▶ [Short exercise] Set down only those lines that fall from the line containing "Reproduce this chart" through the line containing "7.5, 11.5, 11.5, 8, 6.5, 6.5, 7.5, 7.5, 6, 7.5]", unchanged and without pictures.

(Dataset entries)

▬▬▬▬▬▬

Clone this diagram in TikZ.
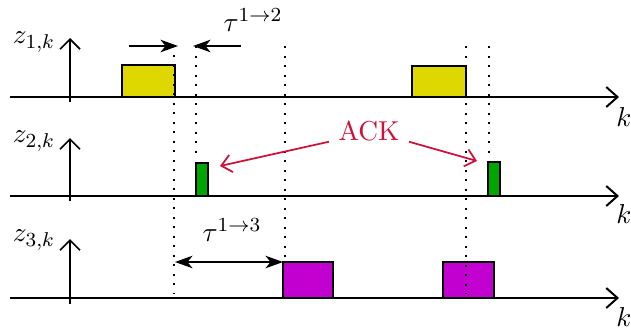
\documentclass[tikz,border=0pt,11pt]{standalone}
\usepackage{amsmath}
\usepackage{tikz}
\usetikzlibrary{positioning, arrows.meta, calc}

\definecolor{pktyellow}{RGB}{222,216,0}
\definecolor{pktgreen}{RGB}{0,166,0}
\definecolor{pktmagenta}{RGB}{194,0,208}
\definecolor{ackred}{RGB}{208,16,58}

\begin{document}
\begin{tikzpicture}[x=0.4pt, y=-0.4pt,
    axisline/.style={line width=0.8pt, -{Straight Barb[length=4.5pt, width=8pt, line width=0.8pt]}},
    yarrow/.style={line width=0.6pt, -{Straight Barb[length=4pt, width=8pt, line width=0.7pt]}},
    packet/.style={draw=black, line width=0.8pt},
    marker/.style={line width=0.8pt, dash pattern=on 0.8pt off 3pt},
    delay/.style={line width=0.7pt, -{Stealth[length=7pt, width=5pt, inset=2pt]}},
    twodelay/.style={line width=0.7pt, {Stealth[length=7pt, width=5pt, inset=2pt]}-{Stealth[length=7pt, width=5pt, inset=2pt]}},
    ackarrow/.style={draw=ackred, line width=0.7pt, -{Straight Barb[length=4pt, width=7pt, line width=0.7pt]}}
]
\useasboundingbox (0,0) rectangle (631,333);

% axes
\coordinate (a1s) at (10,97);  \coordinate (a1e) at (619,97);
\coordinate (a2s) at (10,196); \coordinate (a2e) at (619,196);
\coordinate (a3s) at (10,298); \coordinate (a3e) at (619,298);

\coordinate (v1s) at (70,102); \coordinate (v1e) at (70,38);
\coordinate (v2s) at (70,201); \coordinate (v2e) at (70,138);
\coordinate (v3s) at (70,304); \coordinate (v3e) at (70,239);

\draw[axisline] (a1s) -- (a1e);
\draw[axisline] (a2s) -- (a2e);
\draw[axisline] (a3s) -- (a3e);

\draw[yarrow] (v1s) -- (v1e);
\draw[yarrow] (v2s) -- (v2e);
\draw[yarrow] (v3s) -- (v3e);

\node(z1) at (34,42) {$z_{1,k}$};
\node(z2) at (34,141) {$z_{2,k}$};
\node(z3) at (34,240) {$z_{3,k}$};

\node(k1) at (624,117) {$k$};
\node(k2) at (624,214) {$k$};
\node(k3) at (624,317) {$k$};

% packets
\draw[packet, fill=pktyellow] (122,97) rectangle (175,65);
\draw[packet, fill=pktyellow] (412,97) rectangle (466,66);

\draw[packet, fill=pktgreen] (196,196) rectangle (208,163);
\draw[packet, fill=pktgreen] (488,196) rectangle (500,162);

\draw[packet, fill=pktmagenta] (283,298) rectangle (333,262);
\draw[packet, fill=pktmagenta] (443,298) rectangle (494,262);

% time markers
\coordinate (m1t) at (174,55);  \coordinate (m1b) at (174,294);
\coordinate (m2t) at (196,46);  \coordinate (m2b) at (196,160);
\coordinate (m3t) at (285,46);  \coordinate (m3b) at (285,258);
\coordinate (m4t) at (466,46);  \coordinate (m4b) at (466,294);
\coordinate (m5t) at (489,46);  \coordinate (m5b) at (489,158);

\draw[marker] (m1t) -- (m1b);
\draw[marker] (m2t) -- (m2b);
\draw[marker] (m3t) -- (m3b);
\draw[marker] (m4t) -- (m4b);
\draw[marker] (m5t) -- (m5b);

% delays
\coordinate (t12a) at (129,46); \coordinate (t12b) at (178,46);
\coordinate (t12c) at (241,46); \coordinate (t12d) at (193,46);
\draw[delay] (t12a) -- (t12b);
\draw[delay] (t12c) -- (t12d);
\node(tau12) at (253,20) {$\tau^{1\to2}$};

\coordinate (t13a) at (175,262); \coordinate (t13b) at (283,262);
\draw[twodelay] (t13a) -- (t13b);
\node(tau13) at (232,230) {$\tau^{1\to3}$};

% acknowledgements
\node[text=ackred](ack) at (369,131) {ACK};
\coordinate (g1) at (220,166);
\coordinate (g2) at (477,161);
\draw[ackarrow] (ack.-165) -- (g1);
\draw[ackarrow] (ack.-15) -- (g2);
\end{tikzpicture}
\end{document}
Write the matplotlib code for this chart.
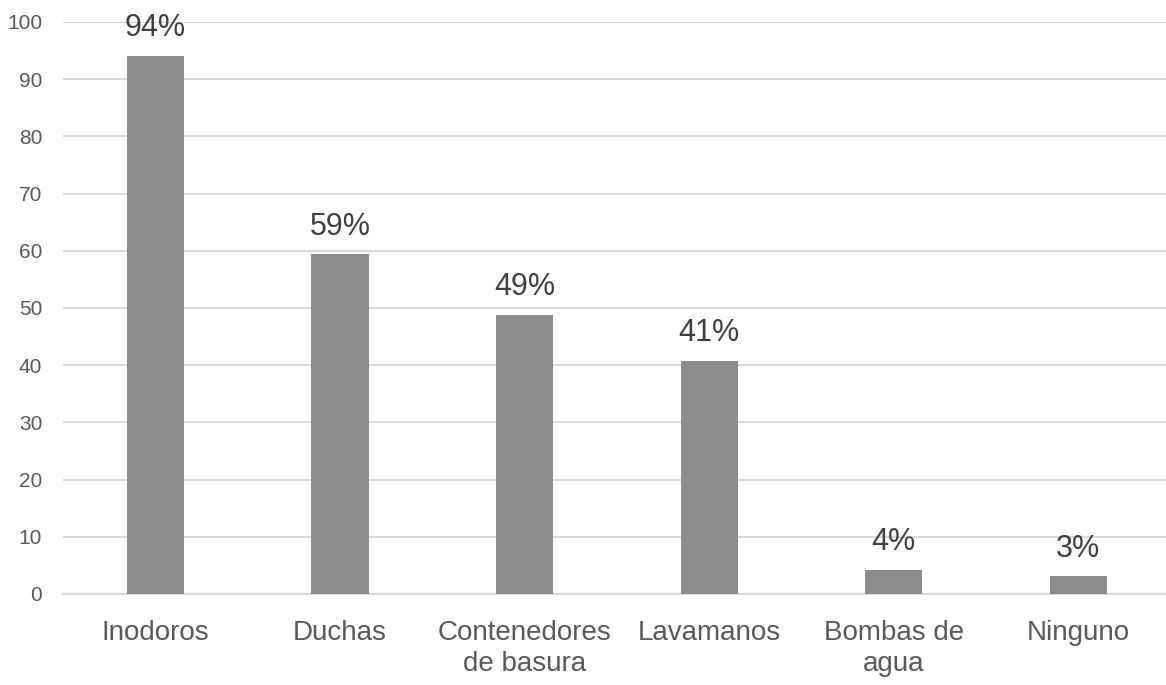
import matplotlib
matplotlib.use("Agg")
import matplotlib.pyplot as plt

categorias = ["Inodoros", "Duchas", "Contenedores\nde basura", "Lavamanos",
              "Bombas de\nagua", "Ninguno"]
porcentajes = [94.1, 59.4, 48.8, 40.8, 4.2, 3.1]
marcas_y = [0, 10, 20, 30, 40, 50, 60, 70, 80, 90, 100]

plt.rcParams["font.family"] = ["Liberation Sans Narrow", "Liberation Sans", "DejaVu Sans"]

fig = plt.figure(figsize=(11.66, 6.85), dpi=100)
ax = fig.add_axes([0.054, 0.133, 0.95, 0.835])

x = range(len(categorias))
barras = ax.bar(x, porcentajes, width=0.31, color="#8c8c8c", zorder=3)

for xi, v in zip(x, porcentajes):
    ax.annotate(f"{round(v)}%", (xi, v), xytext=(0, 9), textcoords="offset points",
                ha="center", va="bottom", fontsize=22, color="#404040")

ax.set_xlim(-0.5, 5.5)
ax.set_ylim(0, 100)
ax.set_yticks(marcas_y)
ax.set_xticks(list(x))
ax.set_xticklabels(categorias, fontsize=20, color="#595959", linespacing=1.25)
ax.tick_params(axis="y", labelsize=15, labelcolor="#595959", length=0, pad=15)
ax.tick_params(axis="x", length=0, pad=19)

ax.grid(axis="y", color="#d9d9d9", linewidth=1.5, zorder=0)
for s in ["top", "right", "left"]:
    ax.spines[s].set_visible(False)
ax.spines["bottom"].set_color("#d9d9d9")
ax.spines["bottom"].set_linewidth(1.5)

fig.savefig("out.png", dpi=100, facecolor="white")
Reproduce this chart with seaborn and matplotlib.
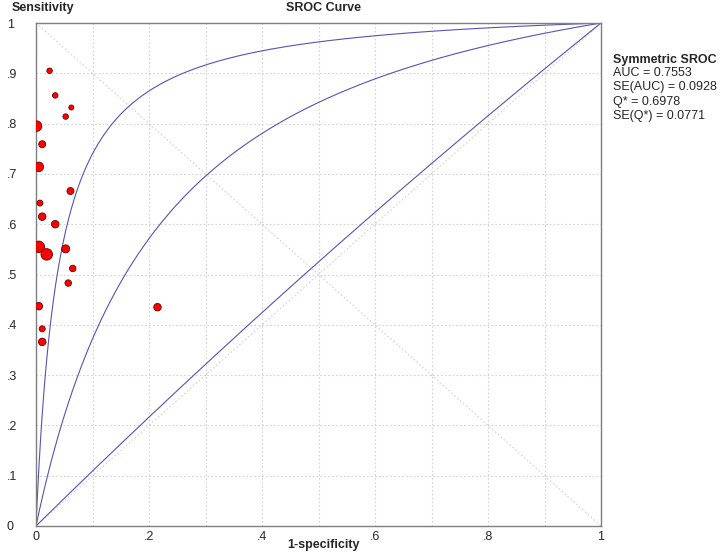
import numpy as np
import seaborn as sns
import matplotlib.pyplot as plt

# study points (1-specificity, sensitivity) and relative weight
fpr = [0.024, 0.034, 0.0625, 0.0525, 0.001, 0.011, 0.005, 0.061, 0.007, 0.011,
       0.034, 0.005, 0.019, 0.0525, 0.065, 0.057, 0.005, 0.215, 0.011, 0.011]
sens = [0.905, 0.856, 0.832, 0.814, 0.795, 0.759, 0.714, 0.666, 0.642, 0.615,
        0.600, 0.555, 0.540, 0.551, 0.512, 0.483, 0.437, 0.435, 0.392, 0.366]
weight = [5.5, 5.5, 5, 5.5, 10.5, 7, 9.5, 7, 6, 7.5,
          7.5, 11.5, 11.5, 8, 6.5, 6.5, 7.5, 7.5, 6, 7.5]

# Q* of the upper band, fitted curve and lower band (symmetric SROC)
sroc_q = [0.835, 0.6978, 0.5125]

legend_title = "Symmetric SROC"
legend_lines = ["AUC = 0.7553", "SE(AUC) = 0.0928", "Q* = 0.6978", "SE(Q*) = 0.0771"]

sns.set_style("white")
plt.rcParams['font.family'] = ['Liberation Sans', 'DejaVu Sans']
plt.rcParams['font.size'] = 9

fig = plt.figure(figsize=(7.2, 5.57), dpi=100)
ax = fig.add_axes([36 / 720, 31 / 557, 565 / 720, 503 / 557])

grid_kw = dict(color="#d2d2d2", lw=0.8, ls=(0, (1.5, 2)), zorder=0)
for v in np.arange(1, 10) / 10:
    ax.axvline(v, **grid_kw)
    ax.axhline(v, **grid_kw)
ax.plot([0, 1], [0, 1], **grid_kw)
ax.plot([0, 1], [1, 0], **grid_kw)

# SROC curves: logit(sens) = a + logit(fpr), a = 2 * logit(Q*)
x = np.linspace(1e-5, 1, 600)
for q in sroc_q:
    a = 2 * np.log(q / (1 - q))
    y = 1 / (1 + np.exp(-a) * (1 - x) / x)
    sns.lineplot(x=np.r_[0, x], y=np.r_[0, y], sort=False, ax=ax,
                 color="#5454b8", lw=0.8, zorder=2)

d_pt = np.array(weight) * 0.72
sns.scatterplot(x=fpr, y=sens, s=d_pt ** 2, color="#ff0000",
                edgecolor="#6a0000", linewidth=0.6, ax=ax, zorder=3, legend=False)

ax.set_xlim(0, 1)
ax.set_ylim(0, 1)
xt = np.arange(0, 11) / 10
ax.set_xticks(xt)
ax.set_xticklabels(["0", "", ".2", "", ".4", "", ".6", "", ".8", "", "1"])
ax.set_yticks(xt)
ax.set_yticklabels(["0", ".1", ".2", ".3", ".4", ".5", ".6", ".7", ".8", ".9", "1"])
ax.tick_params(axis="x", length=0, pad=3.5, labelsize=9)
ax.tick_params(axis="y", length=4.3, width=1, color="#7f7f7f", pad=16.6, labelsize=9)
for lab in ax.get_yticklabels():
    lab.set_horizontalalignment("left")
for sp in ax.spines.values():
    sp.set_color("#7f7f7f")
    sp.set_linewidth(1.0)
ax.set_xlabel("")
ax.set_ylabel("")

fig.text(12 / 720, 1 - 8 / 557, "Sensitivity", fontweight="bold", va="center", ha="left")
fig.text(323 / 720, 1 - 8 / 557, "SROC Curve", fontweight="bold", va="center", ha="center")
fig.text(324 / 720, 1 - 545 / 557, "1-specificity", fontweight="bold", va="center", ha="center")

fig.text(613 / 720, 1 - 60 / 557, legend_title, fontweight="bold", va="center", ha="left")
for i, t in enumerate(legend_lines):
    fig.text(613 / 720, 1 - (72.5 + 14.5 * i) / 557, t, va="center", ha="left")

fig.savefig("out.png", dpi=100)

▬▬▬▬▬▬

▶ [Solution to the problem]
Reproduce this chart with seaborn and matplotlib.
import numpy as np
import seaborn as sns
import matplotlib.pyplot as plt

# study points (1-specificity, sensitivity) and relative weight
fpr = [0.024, 0.034, 0.0625, 0.0525, 0.001, 0.011, 0.005, 0.061, 0.007, 0.011,
       0.034, 0.005, 0.019, 0.0525, 0.065, 0.057, 0.005, 0.215, 0.011, 0.011]
sens = [0.905, 0.856, 0.832, 0.814, 0.795, 0.759, 0.714, 0.666, 0.642, 0.615,
        0.600, 0.555, 0.540, 0.551, 0.512, 0.483, 0.437, 0.435, 0.392, 0.366]
weight = [5.5, 5.5, 5, 5.5, 10.5, 7, 9.5, 7, 6, 7.5,
          7.5, 11.5, 11.5, 8, 6.5, 6.5, 7.5, 7.5, 6, 7.5]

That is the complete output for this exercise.